Because I needed more highly stylized 20th century Austrian art, I saw the performance of Pierrot Lunaire and The Soldier’s Tale at the Chicago Symphony last night — wow! Pierre Boulez had to bow out on the advice of his ophthalmologist, but Cristian Macelaru did a great job replacing him. Pierrot is one of my favorite pieces, and Kiera Duffy gave a stellar performance — the only thing that was missing for me was more embodiment of the character of Pierrot. This was clearly a choice, and maybe in a big performance space it wouldn’t work, but one thing that makes this piece pop in the chamber setting is the singer taking on the character of Pierrot, especially in the later movements, packing tobacco into the bald pate of Cassander, or rubbing the spot on moonlight on his black coat. The other element of the production was the projections on three screens behind the performers — rather abstracted visual compositions with the English translations moving and fading in and out in a distressed Courier. The affect reminded me a bit of those mid-episode breaks in “darker” anime shows like Lain. Perhaps a bit over the top?

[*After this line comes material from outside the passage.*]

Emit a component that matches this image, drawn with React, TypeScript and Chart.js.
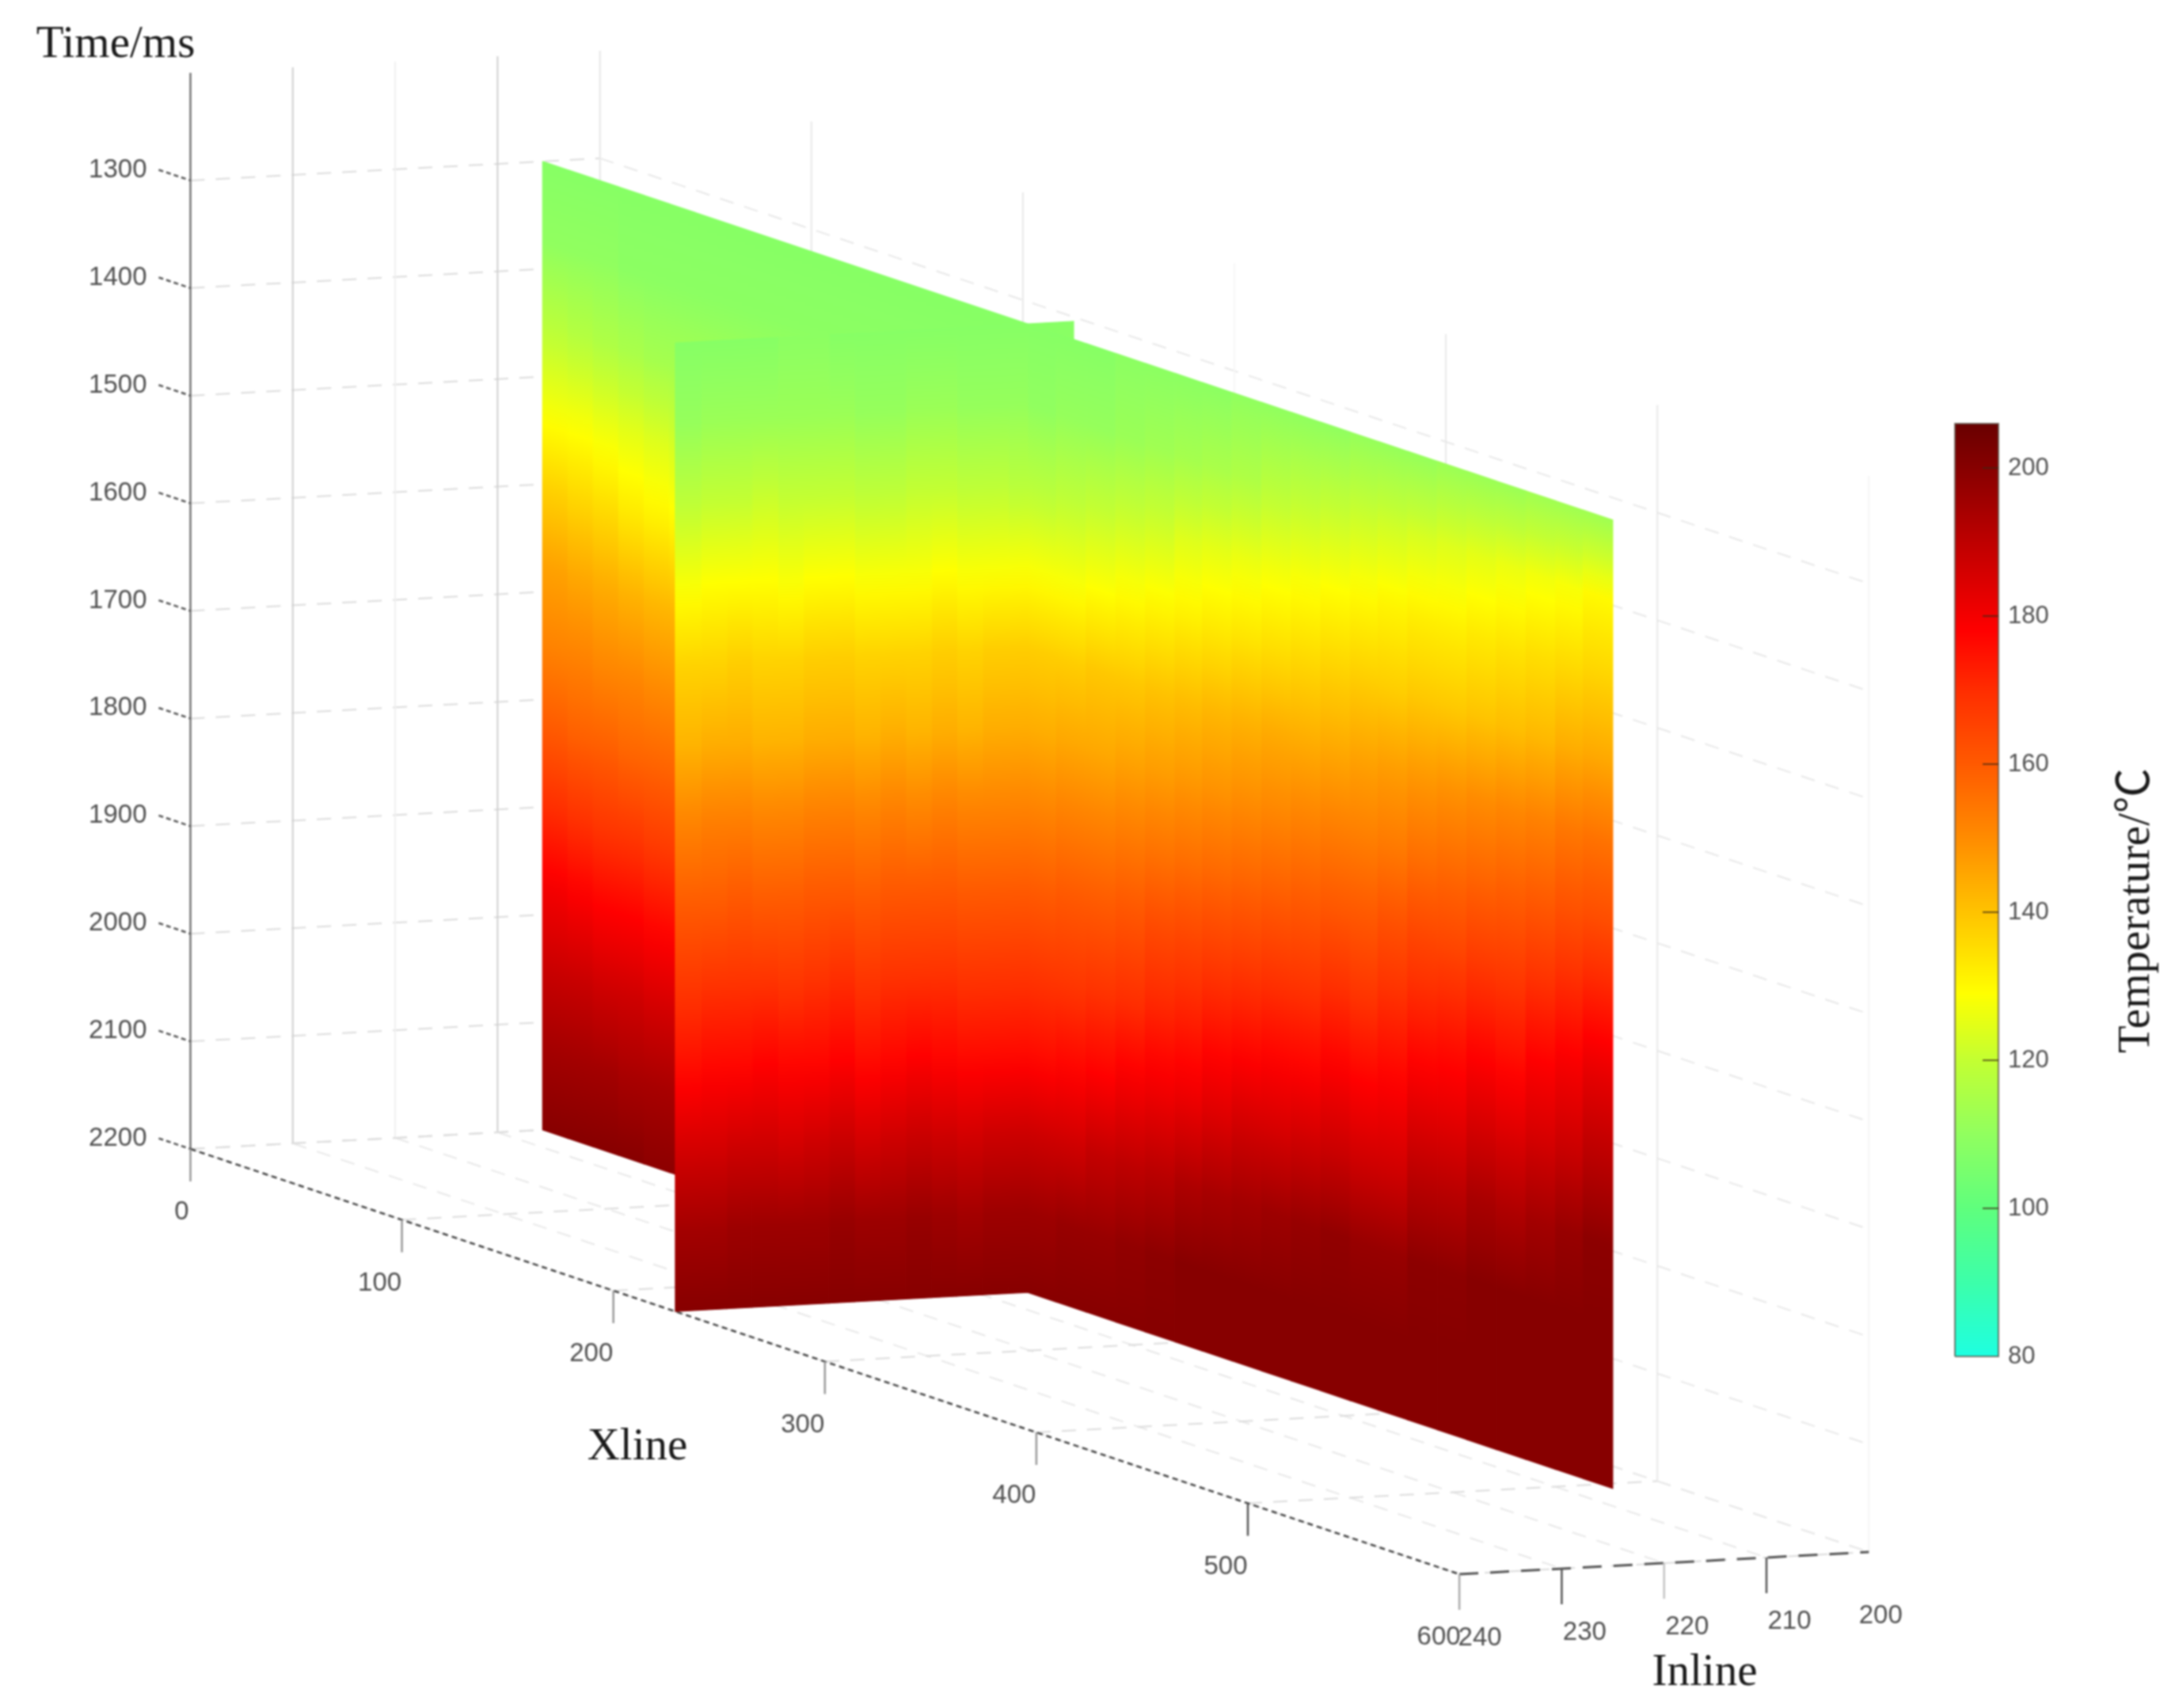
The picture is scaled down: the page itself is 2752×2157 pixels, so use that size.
import { useEffect, useRef } from "react"
import { Chart, registerables } from "chart.js"

Chart.register(...registerables)

const xlineTicks = [0, 100, 200, 300, 400, 500, 600]
const inlineTicks = [240, 230, 220, 210, 200]
const timeTicks = [1300, 1400, 1500, 1600, 1700, 1800, 1900, 2000, 2100, 2200]
const tempTicks = [80, 100, 120, 140, 160, 180, 200]

// rows of the temperature tables, ms
const timeRows = [1300, 1375, 1450, 1525, 1600, 1675, 1750, 1825, 1900, 1975, 2050, 2125, 2200]

// section along the xline direction, at one inline
const sectionInline = 205.6
const sectionEdges = [0, 12, 24, 36, 48, 60, 72, 229, 243, 257, 271, 285, 299, 312, 326, 340, 354, 368, 382, 395, 409, 423, 437, 451, 465, 479, 492, 506]
const sectionTemps = [
  [108, 110, 118, 127, 137, 146, 152, 160, 170, 180, 188, 195, 200],
  [108, 110, 117, 127, 136, 145, 152, 159, 169, 179, 188, 195, 200],
  [108, 110, 116, 126, 135, 144, 151, 159, 168, 178, 187, 195, 200],
  [108, 109, 115, 125, 133, 143, 151, 158, 168, 178, 187, 194, 200],
  [108, 109, 114, 124, 132, 142, 150, 158, 167, 177, 186, 194, 199],
  [108, 109, 114, 123, 131, 142, 150, 158, 167, 177, 186, 194, 199],
  [108, 109, 114, 123, 131, 141, 149, 157, 166, 176, 186, 194, 199],
  [108, 110, 118, 128, 138, 144, 152, 160, 168, 176, 187, 196, 200],
  [108, 111, 119, 128, 138, 145, 153, 161, 168, 177, 187, 197, 200],
  [108, 111, 120, 129, 139, 145, 153, 161, 169, 178, 189, 197, 200],
  [109, 112, 121, 130, 139, 146, 154, 162, 170, 180, 190, 198, 200],
  [109, 113, 122, 131, 140, 147, 155, 164, 172, 181, 191, 199, 200],
  [109, 114, 124, 132, 141, 148, 156, 165, 173, 182, 193, 200, 200],
  [109, 115, 125, 133, 142, 149, 157, 166, 175, 184, 194, 200, 200],
  [110, 116, 126, 134, 143, 150, 158, 167, 176, 186, 195, 200, 200],
  [110, 118, 127, 135, 144, 151, 159, 168, 177, 186, 196, 200, 200],
  [110, 119, 128, 136, 144, 152, 160, 168, 177, 187, 197, 200, 200],
  [110, 120, 129, 137, 145, 153, 161, 170, 179, 188, 198, 200, 200],
  [111, 121, 130, 138, 146, 153, 161, 169, 178, 187, 197, 200, 200],
  [111, 122, 131, 138, 147, 154, 163, 171, 179, 187, 197, 200, 200],
  [111, 123, 132, 139, 148, 156, 165, 173, 182, 191, 199, 200, 200],
  [112, 124, 132, 139, 149, 157, 165, 174, 182, 191, 199, 200, 200],
  [112, 125, 133, 140, 150, 158, 167, 176, 185, 194, 200, 200, 200],
  [112, 126, 134, 141, 151, 159, 167, 175, 184, 193, 200, 200, 200],
  [113, 127, 135, 142, 152, 160, 169, 178, 186, 195, 200, 200, 200],
  [113, 128, 136, 144, 154, 162, 171, 180, 188, 197, 200, 200, 200],
  [113, 130, 137, 145, 155, 163, 173, 183, 191, 199, 200, 200, 200],
]

// section along the inline direction, at one xline
const crossXline = 229.3
const crossEdges = [240, 237.5, 235, 232.5, 230, 227.5, 225, 222.5, 220, 217.5, 215, 212.5, 210, 207.5, 205.6]
const crossTemps = [
  [108, 111, 119, 128, 137, 143, 152, 160, 168, 176, 186, 195, 200],
  [108, 112, 120, 129, 137, 144, 153, 160, 169, 177, 186, 195, 200],
  [108, 112, 120, 129, 138, 144, 153, 161, 169, 177, 187, 196, 200],
  [108, 112, 121, 129, 137, 143, 152, 160, 169, 178, 187, 196, 200],
  [109, 112, 120, 128, 137, 143, 152, 160, 168, 177, 186, 196, 200],
  [109, 112, 120, 129, 138, 144, 153, 161, 169, 177, 187, 196, 200],
  [108, 112, 120, 129, 138, 144, 153, 161, 170, 178, 188, 197, 200],
  [108, 111, 119, 128, 137, 143, 152, 160, 168, 176, 186, 196, 200],
  [108, 111, 119, 128, 137, 144, 153, 161, 169, 177, 187, 196, 200],
  [108, 112, 120, 128, 137, 143, 152, 161, 169, 178, 188, 197, 200],
  [108, 112, 120, 129, 138, 144, 153, 161, 169, 177, 187, 196, 200],
  [108, 111, 119, 128, 137, 143, 152, 160, 168, 176, 186, 195, 200],
  [108, 111, 119, 128, 138, 144, 152, 160, 168, 176, 187, 196, 200],
  [108, 111, 118, 128, 138, 144, 152, 160, 168, 176, 187, 196, 200],
]
// the bit of the cross section that pokes out behind the long one
const crossTailEdges = [205.6, 201.1]
const crossTailTemps = [[108, 111, 118, 128, 138, 144, 152, 160, 168, 176, 187, 196, 200]]

const colormap: [number, number, number, number][] = [
  [80, 30, 255, 225],
  [90, 60, 255, 170],
  [100, 95, 255, 125],
  [110, 145, 255, 95],
  [120, 195, 255, 50],
  [129, 255, 255, 0],
  [140, 255, 195, 0],
  [150, 255, 140, 0],
  [160, 255, 90, 0],
  [170, 255, 45, 0],
  [178, 255, 0, 0],
  [190, 190, 0, 0],
  [200, 135, 0, 0],
  [206, 105, 0, 0],
]

const tempMin = 80
const tempMax = 206

function colorOf(t: number) {
  if (t <= colormap[0][0]) return `rgb(${colormap[0][1]},${colormap[0][2]},${colormap[0][3]})`
  for (let i = 1; i < colormap.length; i++) {
    const a = colormap[i - 1]
    const b = colormap[i]
    if (t <= b[0]) {
      const f = (t - a[0]) / (b[0] - a[0])
      return `rgb(${a[1] + (b[1] - a[1]) * f},${a[2] + (b[2] - a[2]) * f},${a[3] + (b[3] - a[3]) * f})`
    }
  }
  return "rgb(105,0,0)"
}

// oblique view of the cube: xline, inline, time to the chart's plane
function project(xline: number, inline: number, time: number) {
  return {
    x: 240.5 + 2.671 * xline + 12.93 * (240 - inline),
    y: 1451 + 0.895 * xline - 0.7 * (240 - inline) + 1.359 * (time - 2200),
  }
}

function cbarY(t: number) {
  return 1713 - (t - 80) * 9.35
}

type Pt = { x: number; y: number }

function lineSet(points: Pt[], color: string, width: number, dash: number[] = []) {
  return {
    data: points,
    showLine: true,
    pointRadius: 0,
    borderColor: color,
    borderWidth: width,
    borderDash: dash,
    fill: false,
  }
}

// one column of a section, its colour runs down the time rows
function columnSet(corner: (edge: number, time: number) => Pt, e0: number, e1: number, temps: number[]) {
  const first = timeRows[0]
  const last = timeRows[timeRows.length - 1]
  const paint = (ctx: any) => {
    const { x: sx, y: sy } = ctx.chart.scales
    const px = (p: Pt) => ({ x: sx.getPixelForValue(p.x), y: sy.getPixelForValue(p.y) })
    const a = px(corner(e0, first))
    const b = px(corner(e1, first))
    const c = px(corner(e0, last))
    // the scales have no size yet on the first pass
    if (!Number.isFinite(a.x + a.y + b.x + b.y + c.x + c.y)) return colorOf(temps[0])
    const dx = b.x - a.x
    const dy = b.y - a.y
    const n = Math.hypot(dx, dy)
    const nx = -dy / n
    const ny = dx / n
    const along = (c.x - a.x) * nx + (c.y - a.y) * ny
    const g = ctx.chart.ctx.createLinearGradient(a.x, a.y, a.x + nx * along, a.y + ny * along)
    for (let i = 0; i < timeRows.length - 1; i++) {
      for (let s = 0; s < 4; s++) {
        const t = temps[i] + ((temps[i + 1] - temps[i]) * s) / 4
        const tm = timeRows[i] + ((timeRows[i + 1] - timeRows[i]) * s) / 4
        g.addColorStop((tm - first) / (last - first), colorOf(t))
      }
    }
    g.addColorStop(1, colorOf(temps[temps.length - 1]))
    return g
  }
  return {
    data: [corner(e0, first), corner(e1, first), corner(e1, last), corner(e0, last), corner(e0, first)],
    showLine: true,
    pointRadius: 0,
    fill: "shape",
    backgroundColor: paint,
    borderColor: paint,
    borderWidth: 1.2,
  }
}

function buildDatasets() {
  const sets: any[] = []
  const gridColor = "#dcdcdc"
  const fainter = "#e8e8e8"
  const gridDash = [18, 14]

  // walls and floor
  timeTicks.forEach((t) => {
    sets.push(lineSet([project(0, 240, t), project(0, 200, t)], gridColor, 2, gridDash))
    sets.push(lineSet([project(0, 200, t), project(600, 200, t)], fainter, 2, gridDash))
  })
  inlineTicks.forEach((i) => {
    sets.push(lineSet([project(0, i, 2200), project(0, i, 1200)], i % 20 === 10 ? "#cfcfcf" : "#f0f0f0", 2))
    sets.push(lineSet([project(0, i, 2200), project(600, i, 2200)], fainter, 2, gridDash))
  })
  xlineTicks.forEach((x) => {
    sets.push(lineSet([project(x, 240, 2200), project(x, 200, 2200)], gridColor, 2, gridDash))
    sets.push(lineSet([project(x, 200, 2200), project(x, 200, 1200)], x === 600 || x === 300 ? "#f6f6f6" : fainter, 2))
  })

  // axes
  sets.push(lineSet([project(0, 240, 1200), project(0, 240, 2200)], "#777777", 2.5))
  sets.push(lineSet([project(0, 240, 2200), project(600, 240, 2200)], "#444444", 2.5, [7, 5]))
  sets.push(lineSet([project(600, 240, 2200), project(600, 200, 2200)], "#555555", 3, [24, 15]))
  timeTicks.forEach((t) => {
    sets.push(lineSet([project(-15, 240, t), project(0, 240, t)], "#555555", 2.5, [6, 4]))
  })
  const drop = (p: Pt, len: number) => [p, { x: p.x, y: p.y + len }]
  xlineTicks.slice(0, 6).forEach((x) => {
    sets.push(lineSet(drop(project(x, 240, 2200), 41), x === 500 ? "#555555" : "#999999", 2.5))
  })
  inlineTicks.slice(0, 4).forEach((i) => {
    sets.push(lineSet(drop(project(600, i, 2200), 45), i === 220 ? "#c4c4c4" : i === 240 ? "#aaaaaa" : "#555555", 2.5))
  })

  // sections, back to front
  const cross = (e: number, t: number) => project(crossXline, e, t)
  const along = (e: number, t: number) => project(e, sectionInline, t)
  crossTailTemps.forEach((temps, i) => sets.push(columnSet(cross, crossTailEdges[i], crossTailEdges[i + 1], temps)))
  sectionTemps.forEach((temps, i) => sets.push(columnSet(along, sectionEdges[i], sectionEdges[i + 1], temps)))
  for (let i = crossTemps.length - 1; i >= 0; i--) {
    sets.push(columnSet(cross, crossEdges[i], crossEdges[i + 1], crossTemps[i]))
  }

  // colour bar
  const barLeft = 2469
  const barRight = 2524
  const bar = (ctx: any) => {
    const sy = ctx.chart.scales.y
    const y0 = sy.getPixelForValue(cbarY(tempMin))
    const y1 = sy.getPixelForValue(cbarY(tempMax))
    if (!Number.isFinite(y0 + y1)) return colorOf(tempMin)
    const g = ctx.chart.ctx.createLinearGradient(0, y0, 0, y1)
    colormap.forEach((c) => g.addColorStop((c[0] - tempMin) / (tempMax - tempMin), colorOf(c[0])))
    return g
  }
  sets.push({
    data: [
      { x: barLeft, y: cbarY(tempMin) },
      { x: barRight, y: cbarY(tempMin) },
      { x: barRight, y: cbarY(tempMax) },
      { x: barLeft, y: cbarY(tempMax) },
      { x: barLeft, y: cbarY(tempMin) },
    ],
    showLine: true,
    pointRadius: 0,
    fill: "shape",
    backgroundColor: bar,
    borderColor: "rgba(90,80,70,0.75)",
    borderWidth: 2,
  })
  tempTicks.slice(1).forEach((t) => {
    sets.push(lineSet([{ x: barRight - 20, y: cbarY(t) }, { x: barRight, y: cbarY(t) }], "rgba(60,40,20,0.7)", 2))
  })

  // chart.js paints the first dataset on top
  sets.forEach((s, i) => (s.order = sets.length - i))
  return sets
}

const labelsPlugin = {
  id: "cubeLabels",
  afterDraw(chart: any) {
    const { ctx, scales } = chart
    const px = (p: Pt) => ({ x: scales.x.getPixelForValue(p.x), y: scales.y.getPixelForValue(p.y) })
    const tickFont = "33px 'Liberation Sans'"
    const titleFont = "57px 'Liberation Serif', 'Noto Sans CJK SC'"
    const put = (s: string, p: Pt, font: string, color: string, align: CanvasTextAlign = "center") => {
      ctx.font = font
      ctx.fillStyle = color
      ctx.textAlign = align
      ctx.textBaseline = "middle"
      ctx.fillText(s, p.x, p.y)
    }
    ctx.save()
    timeTicks.forEach((t) => {
      const p = px(project(0, 240, t))
      put(String(t), { x: p.x - 55, y: p.y - 13 }, tickFont, "#505050", "right")
    })
    xlineTicks.forEach((x) => {
      const p = px(project(x, 240, 2200))
      put(String(x), { x: p.x - (x === 600 ? 26 : x === 0 ? 11 : 28), y: p.y + 80 }, tickFont, "#505050")
    })
    inlineTicks.forEach((i) => {
      const p = px(project(600, i, 2200))
      put(String(i), { x: p.x + (i === 200 ? 15 : i === 240 ? 26 : 29), y: p.y + 81 }, tickFont, "#505050")
    })
    tempTicks.forEach((t) => {
      put(String(t), { x: 2536, y: px({ x: 0, y: cbarY(t) }).y }, "31px 'Liberation Sans'", "#505050", "left")
    })
    put("Time/ms", { x: 146, y: 57 }, titleFont, "#1a1a1a")
    put("Xline", { x: 805, y: 1828 }, titleFont, "#1a1a1a")
    put("Inline", { x: 2153, y: 2113 }, titleFont, "#1a1a1a")
    ctx.translate(2699, 1150)
    ctx.rotate(-Math.PI / 2)
    put("Temperature/℃", { x: 0, y: 0 }, titleFont, "#1a1a1a")
    ctx.restore()
  },
}

export default function App() {
  const chartRef = useRef<HTMLCanvasElement | null>(null)

  useEffect(() => {
    if (!chartRef.current) return
    const chart = new Chart(chartRef.current, {
      type: "scatter",
      data: { datasets: buildDatasets() },
      options: {
        responsive: false,
        animation: false,
        devicePixelRatio: 1,
        layout: { padding: 0 },
        plugins: { legend: { display: false }, tooltip: { enabled: false } },
        scales: {
          x: { type: "linear", min: 0, max: 2752, display: false },
          y: { type: "linear", min: 0, max: 2157, reverse: true, display: false },
        },
      },
      plugins: [labelsPlugin],
    } as any)
    return () => chart.destroy()
  }, [])

  return (
    <canvas
      ref={chartRef}
      width={2752}
      height={2157}
      style={{ position: "absolute", left: 0, top: 0, background: "#fff", filter: "blur(1.3px)" }}
    />
  )
}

The second half of the program was The Soldier’s Tale, featuring John Lithgow as the narrator, Kevin Gudahl as the devil, and Adam Van Wagoner, Demetrios Troy both playing the soldier, and Lindsey Marks as the princess. This was the best performance of this piece I have seen, even though I had an obstructed seat in the second balcony. The screens were put to good use here, helping demarcate the acts and providing some great moments for silhouettes, especially as the devil played the violin at the end.
I caught a production last night of They Are Dying Out by Peter Handke at the Trap Door Theatre in Chicago. I’ve read Kaspar and Offending The Audience but hadn’t heard of this play until I saw the review/notice in Chicago Theater Beat. It’s a dark absurdist piece, meditating on the moral emptiness of business. But rather than trying to get our sympathies, to feel for Hermann Quitt and his existential angst, Handke exposes the hypocrisy of the language used by corporate power to justify itself. The resulting performance is cerebral but stylish, effectively using the space and social Gestus to lay bare the positions and relationships of the characters. The themes speak to our present situation, but it was more of a rhyme than a direct attack. The murkiness of the the lighting gave an unsettling noir element to the piece, but I felt that it didn’t quite work all the time. Recommended if you like Brecht (like I do).
One could, of course, make a longer critique about the way women are used in the play, but I’ll table that. This is definitely men’s avant garde of the 70s stuff.